HSDPA-speed data speeds mean downloading Google map information, music and video content to the phone is a swift process, but most users will prefer the cheaper option of copying tracks from a PC.
The music player and media engine is a typical mid-range set-up. A slick user interface opens up category choice lists, which you drill into in typical music player fashion. The music player lists include headings for artists, albums, tracks, playlists, audio books and podcasts, plus there’s a link to Sony Ericsson’s download site. As well as the usual user interface on the internal display, the external screen strip reveals details of what’s being played when you close the flip.
The phone has just 32MB of on-board memory, but has a slot for Memory Stick Micro (M2) cards in the side and comes with one in the box. Bluetooth can be used to transfer tracks, and for wireless stereo headphones. Otherwise, use USB - there's a typical Sony Ericsson port on the side of the phone, around from the M2 bay. Once again, Sony Ericsson's buky earphone connector is awkward and prone to snagging in your pocket.
A pair of average-quality wired earphones are supplied, which provide a presentable audio performance. Swap them for better headphones - such as some Walkman earphones - and you get a noticeable step-up in quality. There’s no 3.5mm jack socket on the Z770i phone or on the supplied headset, so you’ll need an adaptor to add standard 'phones. If you’re into your music, it’ll be worth it, because the player is actually pretty good through higher quality ear gear.
The 2.2in internal display is reasonable
Sony Ericsson reckons this clamshell can keep going for up to 8.5 hours ' conversation on GSM networks, or 4.5 hours on 3G networks. Standby time is estimated at around 14 days', so we expected a decent power performance. With our average level of usage, including tune playing, camera work and surfing, the Z770i managed three days between charges – a more than acceptable real-life figure.
On the basic call level, the Z770 hit the mark fully with a high quality and reliable audio performance plus steady network connectivity.

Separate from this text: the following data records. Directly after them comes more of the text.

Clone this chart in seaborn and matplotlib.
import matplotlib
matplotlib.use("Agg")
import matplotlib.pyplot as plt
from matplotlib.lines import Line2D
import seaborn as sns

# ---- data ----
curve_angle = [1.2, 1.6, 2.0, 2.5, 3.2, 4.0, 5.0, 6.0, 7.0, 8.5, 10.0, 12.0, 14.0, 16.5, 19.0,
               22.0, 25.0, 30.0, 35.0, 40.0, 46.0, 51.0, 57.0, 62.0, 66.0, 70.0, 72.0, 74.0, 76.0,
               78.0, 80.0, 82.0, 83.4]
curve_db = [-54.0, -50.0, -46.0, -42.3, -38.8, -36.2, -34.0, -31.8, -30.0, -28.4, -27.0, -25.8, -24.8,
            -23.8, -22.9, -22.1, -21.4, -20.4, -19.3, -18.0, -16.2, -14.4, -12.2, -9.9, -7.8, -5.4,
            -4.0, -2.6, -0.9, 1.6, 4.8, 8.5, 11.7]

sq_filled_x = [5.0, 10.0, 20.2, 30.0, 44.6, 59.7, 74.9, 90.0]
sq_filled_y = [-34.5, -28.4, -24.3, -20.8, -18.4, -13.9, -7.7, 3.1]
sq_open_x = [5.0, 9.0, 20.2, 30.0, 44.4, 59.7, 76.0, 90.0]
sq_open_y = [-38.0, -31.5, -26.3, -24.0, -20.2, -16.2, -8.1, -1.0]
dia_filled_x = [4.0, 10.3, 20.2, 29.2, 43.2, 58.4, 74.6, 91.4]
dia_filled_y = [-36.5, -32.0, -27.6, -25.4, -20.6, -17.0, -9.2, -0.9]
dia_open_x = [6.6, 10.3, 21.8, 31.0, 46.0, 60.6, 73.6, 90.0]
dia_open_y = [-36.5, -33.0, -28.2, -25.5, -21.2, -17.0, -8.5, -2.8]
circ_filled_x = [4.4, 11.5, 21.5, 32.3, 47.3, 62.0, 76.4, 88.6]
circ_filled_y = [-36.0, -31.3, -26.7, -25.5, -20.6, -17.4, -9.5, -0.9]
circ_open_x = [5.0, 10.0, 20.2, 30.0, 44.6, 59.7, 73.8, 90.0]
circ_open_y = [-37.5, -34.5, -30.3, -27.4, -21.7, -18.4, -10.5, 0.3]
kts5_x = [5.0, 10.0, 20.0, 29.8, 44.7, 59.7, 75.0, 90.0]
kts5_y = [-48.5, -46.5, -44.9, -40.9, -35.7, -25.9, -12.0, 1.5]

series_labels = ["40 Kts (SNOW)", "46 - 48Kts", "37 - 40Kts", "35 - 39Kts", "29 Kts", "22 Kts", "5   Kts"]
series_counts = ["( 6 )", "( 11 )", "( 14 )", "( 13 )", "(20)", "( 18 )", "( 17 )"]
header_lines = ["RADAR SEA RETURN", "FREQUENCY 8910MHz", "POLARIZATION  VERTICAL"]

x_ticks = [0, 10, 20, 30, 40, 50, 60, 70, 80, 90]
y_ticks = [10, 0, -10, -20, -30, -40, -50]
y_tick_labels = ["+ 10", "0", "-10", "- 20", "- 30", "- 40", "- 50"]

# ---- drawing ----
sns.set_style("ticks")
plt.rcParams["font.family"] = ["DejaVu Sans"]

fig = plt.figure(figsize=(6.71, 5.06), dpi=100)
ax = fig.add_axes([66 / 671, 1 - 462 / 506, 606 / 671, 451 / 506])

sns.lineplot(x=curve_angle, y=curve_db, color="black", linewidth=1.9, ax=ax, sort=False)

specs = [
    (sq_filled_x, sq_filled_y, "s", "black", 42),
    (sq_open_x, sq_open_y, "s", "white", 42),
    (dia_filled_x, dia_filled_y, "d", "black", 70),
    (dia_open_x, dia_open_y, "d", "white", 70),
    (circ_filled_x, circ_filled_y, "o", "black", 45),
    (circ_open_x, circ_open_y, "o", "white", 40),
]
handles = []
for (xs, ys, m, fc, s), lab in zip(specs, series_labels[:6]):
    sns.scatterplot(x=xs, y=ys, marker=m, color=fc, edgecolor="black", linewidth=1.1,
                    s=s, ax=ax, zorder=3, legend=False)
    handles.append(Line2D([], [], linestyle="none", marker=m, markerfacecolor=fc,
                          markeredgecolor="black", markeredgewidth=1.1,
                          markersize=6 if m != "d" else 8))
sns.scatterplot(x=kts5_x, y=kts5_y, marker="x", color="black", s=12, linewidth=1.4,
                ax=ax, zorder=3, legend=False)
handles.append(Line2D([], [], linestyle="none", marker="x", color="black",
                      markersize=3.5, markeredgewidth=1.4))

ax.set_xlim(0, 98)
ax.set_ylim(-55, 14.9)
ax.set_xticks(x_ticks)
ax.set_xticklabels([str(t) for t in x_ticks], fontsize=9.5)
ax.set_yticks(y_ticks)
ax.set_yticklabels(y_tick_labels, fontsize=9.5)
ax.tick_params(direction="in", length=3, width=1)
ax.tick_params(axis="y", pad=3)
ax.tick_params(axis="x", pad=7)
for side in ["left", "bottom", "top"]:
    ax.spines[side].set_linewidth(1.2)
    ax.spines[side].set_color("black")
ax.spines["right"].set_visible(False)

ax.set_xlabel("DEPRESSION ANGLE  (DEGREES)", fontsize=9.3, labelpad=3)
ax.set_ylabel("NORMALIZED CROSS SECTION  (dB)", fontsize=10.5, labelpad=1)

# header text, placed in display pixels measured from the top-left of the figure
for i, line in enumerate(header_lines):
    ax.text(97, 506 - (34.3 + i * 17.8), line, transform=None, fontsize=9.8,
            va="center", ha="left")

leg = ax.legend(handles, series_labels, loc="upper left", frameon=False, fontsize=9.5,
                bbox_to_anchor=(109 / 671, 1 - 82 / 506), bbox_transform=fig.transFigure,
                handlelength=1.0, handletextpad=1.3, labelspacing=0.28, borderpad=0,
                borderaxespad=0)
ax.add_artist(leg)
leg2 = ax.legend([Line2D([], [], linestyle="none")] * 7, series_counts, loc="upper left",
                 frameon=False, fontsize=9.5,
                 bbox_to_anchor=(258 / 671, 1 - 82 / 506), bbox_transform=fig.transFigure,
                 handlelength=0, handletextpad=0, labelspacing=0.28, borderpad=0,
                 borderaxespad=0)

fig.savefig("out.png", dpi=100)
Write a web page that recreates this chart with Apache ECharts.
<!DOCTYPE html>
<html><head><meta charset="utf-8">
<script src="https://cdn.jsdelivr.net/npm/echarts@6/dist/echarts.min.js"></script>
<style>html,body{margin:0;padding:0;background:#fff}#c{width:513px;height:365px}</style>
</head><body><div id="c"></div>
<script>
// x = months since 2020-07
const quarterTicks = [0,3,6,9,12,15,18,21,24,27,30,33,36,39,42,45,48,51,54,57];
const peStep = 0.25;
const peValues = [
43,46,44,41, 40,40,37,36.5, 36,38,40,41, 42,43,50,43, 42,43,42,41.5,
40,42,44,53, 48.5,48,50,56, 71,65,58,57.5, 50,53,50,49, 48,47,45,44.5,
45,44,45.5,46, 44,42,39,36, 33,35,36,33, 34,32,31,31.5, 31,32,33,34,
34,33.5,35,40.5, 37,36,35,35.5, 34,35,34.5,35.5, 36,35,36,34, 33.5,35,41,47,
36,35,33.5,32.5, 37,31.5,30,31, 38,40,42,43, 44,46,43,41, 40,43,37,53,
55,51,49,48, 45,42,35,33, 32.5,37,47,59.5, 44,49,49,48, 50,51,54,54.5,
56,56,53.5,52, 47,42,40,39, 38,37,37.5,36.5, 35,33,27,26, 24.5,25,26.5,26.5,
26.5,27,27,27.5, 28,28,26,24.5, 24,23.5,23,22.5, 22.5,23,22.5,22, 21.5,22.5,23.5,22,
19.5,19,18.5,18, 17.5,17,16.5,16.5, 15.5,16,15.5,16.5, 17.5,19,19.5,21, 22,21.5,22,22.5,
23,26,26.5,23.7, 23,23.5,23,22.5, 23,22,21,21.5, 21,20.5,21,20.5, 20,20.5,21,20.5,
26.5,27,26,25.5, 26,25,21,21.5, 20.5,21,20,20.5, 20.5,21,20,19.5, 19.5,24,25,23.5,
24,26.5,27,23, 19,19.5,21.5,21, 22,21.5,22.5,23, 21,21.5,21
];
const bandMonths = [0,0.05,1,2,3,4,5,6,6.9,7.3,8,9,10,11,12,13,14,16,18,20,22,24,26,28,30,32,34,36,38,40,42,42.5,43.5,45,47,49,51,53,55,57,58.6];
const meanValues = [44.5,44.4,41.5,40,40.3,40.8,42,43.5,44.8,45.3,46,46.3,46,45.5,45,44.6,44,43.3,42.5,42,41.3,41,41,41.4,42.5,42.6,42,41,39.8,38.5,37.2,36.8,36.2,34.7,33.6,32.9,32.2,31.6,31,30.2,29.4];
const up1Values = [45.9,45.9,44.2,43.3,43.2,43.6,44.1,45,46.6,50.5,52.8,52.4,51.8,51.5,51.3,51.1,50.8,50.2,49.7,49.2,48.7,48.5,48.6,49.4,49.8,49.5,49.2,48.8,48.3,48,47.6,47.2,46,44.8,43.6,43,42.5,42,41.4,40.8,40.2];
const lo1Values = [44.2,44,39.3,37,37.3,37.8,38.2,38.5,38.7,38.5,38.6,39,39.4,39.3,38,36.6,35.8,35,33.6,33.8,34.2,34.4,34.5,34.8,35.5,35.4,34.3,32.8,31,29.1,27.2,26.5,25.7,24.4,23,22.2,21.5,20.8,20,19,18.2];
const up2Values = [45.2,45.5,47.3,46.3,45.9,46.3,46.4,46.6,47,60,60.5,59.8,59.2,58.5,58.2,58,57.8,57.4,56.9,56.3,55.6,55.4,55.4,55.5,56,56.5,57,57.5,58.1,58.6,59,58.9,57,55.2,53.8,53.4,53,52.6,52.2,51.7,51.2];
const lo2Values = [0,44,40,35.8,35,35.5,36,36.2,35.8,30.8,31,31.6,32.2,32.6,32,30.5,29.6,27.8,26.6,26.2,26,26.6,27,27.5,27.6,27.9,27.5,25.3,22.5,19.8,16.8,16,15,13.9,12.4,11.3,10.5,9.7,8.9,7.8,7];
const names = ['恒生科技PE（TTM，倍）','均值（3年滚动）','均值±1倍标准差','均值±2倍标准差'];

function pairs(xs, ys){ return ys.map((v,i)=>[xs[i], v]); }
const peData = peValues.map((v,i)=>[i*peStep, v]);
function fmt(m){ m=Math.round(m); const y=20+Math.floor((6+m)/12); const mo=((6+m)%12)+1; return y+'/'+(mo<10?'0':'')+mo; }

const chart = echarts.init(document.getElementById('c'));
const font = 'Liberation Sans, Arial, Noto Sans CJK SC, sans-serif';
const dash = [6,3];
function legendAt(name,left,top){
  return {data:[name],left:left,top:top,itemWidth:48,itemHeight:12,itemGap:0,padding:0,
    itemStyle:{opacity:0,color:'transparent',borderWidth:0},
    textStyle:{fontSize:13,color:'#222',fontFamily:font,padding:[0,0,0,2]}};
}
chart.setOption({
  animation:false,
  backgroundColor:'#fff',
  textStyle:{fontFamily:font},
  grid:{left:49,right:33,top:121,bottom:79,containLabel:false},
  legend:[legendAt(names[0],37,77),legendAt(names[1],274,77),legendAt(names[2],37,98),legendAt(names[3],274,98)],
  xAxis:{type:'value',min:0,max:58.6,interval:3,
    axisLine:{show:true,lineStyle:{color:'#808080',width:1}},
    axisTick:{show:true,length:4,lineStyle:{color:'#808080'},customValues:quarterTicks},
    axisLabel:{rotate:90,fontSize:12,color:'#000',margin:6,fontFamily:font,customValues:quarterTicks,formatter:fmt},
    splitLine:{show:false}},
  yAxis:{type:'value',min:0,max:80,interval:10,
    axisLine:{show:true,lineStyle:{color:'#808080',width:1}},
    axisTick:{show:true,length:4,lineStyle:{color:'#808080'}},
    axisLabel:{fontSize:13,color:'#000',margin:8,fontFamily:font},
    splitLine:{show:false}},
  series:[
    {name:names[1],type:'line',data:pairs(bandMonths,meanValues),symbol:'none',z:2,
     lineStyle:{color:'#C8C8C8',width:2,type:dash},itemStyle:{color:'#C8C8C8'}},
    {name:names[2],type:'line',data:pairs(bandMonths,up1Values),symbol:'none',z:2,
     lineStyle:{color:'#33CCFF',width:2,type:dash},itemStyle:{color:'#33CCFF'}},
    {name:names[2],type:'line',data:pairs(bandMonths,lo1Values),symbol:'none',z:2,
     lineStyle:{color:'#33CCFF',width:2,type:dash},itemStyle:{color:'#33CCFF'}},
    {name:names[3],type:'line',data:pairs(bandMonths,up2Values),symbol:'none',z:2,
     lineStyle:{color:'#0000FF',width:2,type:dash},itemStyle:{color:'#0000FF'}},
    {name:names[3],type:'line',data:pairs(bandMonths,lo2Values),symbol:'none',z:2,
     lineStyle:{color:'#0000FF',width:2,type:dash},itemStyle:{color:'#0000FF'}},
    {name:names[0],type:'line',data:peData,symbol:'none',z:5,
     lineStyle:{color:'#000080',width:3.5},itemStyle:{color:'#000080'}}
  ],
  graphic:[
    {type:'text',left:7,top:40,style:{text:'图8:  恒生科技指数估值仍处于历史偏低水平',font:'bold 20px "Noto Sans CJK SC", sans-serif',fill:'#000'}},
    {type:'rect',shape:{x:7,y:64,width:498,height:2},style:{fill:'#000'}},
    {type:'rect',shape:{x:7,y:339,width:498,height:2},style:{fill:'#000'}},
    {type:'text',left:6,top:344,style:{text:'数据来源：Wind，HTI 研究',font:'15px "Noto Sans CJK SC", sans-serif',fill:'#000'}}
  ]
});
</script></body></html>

The Z770i fills a welcome spot in the consumer 3G line-up as a decently equipped mid-range clamshell phone. It’s sleek and slim, and has an elegant design with some stylish appeal, both outside and once open. The features and functionality inside offer little in the way of surprise or innovation, and Sony Ericsson still seems determined to give its Cyber-shot range the best deal on the imaging front.